The Progressive Conservative Party of Manitoba concedes it gave leadership candidates erroneous information before October’s election — but says the actual ballots were counted fairly and accurately.
In a 209-page submission to Manitoba’s Court of the Queen’s Bench, the PC Party seeks to dismiss candidate Shelly Glover’s application to declare the results of the Oct. 30 leadership race invalid and require the party to hold a new vote.
Glover lost that race by 363 votes to Heather Stefanson, who was sworn in as Manitoba’s premier three days later. Glover did not concede and is seeking to have the result tossed out on the basis the total vote count fluctuated on election day and that the party failed to secure ballots.
In its submission to the court, the party says it doesn’t matter Glover and Stefanson received erroneous estimations of the total vote count before the actual ballots were tallied under the watchful eye of scrutineers from both campaigns.
“At the end of the day, whatever deficiencies there may have been in keeping track of who voted, it remains true that the only ballots counted on election day were ones that were approved of and verified as valid by trusted scrutineers appointed by each of the candidates,” lawyers Neil Duboff, Harley Schachter and Kaitlyn Lewis argue in the submission.
The party says a spreadsheet provided to both candidates early in the morning of Oct. 30 was never approved as being part of the election process.
“While some of the information voluntarily shared with each of the candidates (and dealing with who had voted and how many ballots were received and processed by scrutineers on the validation floor and resolution desk) was in error, both in law and in fact these errors are of no moment,” the party’s lawyers argue.
“The evidence supports a finding that only ballots approved of by each of the candidates made their way into the ballot box.”
The party also rejects a number of other Glover arguments. One is her contention that a confidential “balloting process” document was part of the election process. Another is that the PC election should be judged under the standards laid out by the Manitoba Elections Act.
The PCs also reject Glover’s claim the accounting firm Scarrow & Donald failed to secure the election ballots.

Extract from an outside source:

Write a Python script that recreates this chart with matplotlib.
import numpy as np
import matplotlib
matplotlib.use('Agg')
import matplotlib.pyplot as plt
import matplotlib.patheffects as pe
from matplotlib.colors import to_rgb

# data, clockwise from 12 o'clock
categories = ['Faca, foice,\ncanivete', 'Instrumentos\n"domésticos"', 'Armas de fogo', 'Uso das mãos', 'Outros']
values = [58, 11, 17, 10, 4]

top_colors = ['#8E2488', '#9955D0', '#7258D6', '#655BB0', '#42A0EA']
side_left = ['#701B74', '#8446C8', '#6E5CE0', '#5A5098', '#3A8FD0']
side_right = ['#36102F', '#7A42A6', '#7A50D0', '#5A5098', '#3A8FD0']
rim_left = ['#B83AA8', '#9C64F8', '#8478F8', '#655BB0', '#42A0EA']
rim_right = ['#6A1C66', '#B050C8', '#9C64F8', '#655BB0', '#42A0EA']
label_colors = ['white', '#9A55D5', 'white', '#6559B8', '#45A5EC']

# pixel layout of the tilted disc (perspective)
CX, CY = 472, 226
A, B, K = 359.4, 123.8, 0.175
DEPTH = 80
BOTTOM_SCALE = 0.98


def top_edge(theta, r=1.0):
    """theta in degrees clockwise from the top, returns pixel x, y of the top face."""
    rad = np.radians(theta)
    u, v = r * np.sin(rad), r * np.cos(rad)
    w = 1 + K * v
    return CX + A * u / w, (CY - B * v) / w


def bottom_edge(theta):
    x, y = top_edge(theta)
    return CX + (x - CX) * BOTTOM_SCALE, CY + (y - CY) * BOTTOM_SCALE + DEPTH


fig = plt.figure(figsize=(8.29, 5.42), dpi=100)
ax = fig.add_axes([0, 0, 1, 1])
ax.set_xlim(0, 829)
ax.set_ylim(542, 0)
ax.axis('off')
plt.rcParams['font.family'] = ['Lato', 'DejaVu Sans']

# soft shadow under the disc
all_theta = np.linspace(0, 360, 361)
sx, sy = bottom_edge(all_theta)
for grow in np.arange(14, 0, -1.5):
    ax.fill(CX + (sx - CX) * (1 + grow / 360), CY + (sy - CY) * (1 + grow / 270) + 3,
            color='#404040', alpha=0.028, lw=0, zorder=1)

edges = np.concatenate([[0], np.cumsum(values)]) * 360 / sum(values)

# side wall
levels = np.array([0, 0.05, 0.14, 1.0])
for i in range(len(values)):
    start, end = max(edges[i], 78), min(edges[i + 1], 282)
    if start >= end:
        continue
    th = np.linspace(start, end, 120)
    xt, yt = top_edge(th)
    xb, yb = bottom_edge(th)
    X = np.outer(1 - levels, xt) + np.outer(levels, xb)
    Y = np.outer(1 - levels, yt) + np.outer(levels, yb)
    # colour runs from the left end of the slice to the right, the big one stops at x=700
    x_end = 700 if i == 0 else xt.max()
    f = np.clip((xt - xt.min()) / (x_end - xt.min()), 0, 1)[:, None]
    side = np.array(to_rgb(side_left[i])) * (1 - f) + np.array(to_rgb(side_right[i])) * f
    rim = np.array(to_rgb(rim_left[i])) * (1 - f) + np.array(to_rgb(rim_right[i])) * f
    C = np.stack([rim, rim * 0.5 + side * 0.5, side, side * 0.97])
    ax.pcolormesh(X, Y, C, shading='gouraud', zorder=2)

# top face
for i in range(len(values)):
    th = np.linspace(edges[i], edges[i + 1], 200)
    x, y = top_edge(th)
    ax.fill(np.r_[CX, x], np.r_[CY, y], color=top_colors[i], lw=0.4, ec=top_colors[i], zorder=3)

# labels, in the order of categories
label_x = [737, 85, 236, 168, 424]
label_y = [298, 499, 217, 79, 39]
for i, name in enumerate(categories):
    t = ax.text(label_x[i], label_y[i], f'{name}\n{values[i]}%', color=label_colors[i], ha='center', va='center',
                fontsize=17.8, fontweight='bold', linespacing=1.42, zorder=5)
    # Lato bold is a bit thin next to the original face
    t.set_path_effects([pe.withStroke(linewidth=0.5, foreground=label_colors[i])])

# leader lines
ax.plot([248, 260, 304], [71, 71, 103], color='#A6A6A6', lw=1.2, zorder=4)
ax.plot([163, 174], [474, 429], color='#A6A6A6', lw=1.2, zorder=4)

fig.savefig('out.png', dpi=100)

“To impugn the professionalism that Scarrow & Donald brought to the task they were retained to accomplish is, on the state of the evidence, deserving of rebuke by this court,” the lawyers argue.

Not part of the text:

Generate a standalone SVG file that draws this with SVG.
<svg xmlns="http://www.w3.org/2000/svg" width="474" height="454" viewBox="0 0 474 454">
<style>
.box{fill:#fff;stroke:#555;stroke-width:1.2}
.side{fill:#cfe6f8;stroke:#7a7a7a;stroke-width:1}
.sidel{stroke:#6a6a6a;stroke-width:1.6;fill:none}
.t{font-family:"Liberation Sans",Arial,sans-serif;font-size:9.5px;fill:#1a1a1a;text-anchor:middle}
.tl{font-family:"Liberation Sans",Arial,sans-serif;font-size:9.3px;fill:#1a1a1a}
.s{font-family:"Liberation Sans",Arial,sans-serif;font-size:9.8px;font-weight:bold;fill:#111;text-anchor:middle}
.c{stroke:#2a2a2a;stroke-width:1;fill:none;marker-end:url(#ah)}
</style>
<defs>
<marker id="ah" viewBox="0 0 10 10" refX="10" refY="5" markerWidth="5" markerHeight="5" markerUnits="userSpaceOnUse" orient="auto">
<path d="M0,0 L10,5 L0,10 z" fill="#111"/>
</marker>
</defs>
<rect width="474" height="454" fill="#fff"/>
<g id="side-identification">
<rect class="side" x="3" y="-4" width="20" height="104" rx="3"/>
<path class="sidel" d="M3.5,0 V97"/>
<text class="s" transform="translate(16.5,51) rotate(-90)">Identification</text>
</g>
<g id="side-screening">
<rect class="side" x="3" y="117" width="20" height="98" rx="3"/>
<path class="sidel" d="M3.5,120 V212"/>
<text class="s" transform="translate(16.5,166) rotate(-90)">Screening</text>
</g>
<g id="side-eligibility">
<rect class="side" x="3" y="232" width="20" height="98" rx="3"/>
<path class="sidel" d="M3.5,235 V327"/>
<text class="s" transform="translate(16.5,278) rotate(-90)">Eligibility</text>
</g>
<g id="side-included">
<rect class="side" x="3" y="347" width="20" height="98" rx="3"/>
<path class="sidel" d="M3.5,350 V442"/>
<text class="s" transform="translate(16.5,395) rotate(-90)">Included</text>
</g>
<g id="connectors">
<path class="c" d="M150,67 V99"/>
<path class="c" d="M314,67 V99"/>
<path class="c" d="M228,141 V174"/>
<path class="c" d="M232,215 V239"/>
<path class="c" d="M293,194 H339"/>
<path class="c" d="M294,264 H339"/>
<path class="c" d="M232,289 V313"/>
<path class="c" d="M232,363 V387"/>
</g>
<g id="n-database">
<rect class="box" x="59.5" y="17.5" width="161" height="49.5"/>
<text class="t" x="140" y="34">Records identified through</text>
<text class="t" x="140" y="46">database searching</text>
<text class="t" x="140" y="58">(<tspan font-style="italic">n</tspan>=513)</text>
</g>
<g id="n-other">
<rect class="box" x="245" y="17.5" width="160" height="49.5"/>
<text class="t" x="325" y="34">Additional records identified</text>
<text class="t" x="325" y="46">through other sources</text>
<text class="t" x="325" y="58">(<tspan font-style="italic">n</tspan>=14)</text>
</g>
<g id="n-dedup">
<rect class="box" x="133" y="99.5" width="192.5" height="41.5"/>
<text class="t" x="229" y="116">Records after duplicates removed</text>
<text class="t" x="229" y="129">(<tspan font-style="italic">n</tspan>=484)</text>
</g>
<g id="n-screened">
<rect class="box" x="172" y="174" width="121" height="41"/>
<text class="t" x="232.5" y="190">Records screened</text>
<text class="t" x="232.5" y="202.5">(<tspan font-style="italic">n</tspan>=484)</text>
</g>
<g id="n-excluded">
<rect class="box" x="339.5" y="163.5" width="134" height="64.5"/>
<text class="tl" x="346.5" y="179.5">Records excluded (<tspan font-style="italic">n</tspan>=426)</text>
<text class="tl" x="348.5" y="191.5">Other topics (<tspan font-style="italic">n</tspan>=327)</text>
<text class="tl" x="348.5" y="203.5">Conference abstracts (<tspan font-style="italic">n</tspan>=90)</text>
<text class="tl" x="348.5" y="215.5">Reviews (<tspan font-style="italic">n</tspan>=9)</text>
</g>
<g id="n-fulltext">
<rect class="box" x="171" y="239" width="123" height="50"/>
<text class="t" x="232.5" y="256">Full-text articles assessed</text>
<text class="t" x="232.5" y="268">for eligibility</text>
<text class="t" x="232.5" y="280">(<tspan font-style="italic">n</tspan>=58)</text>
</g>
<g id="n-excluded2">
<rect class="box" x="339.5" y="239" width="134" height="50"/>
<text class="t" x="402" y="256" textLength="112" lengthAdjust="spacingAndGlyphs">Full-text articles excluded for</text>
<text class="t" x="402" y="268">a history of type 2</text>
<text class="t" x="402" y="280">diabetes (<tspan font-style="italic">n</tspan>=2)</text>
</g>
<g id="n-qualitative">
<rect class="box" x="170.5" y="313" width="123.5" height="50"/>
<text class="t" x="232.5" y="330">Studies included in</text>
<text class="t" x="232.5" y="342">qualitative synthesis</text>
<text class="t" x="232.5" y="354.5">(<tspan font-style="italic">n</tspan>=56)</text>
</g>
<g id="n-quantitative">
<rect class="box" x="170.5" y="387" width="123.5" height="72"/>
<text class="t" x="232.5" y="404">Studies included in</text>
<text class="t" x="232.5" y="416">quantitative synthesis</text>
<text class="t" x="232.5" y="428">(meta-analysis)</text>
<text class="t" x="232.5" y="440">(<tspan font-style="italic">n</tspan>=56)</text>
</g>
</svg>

Ultimately, the PCs argue the election was conducted in accordance with the party’s constitution and leadership rules.
Dubofff, Schachter and Lewis suggest Glover filed her lawsuit because she was unhappy with the result.
“It may be that Ms. Glover’s campaign team and volunteers, in their exuberance for their candidate, had truly held the belief early on, when only 44 per cent of the votes were in, that she would not and could not lose,” they write.
“Such personal beliefs, no matter how fervently held, are not true when they are inconsistent with the facts. And the facts of this case are that Heather Stefanson got more votes than Shelly Glover did.”
Lawyers for Glover and the party are scheduled to argue the merits of their cases on Friday morning in a hearing before Justice James Edmond.
Both parties have agreed to have the proceedings recorded by two television cameras, but the hearing will not be broadcast live. Plans are in the works for an edited version to be made public at a later date.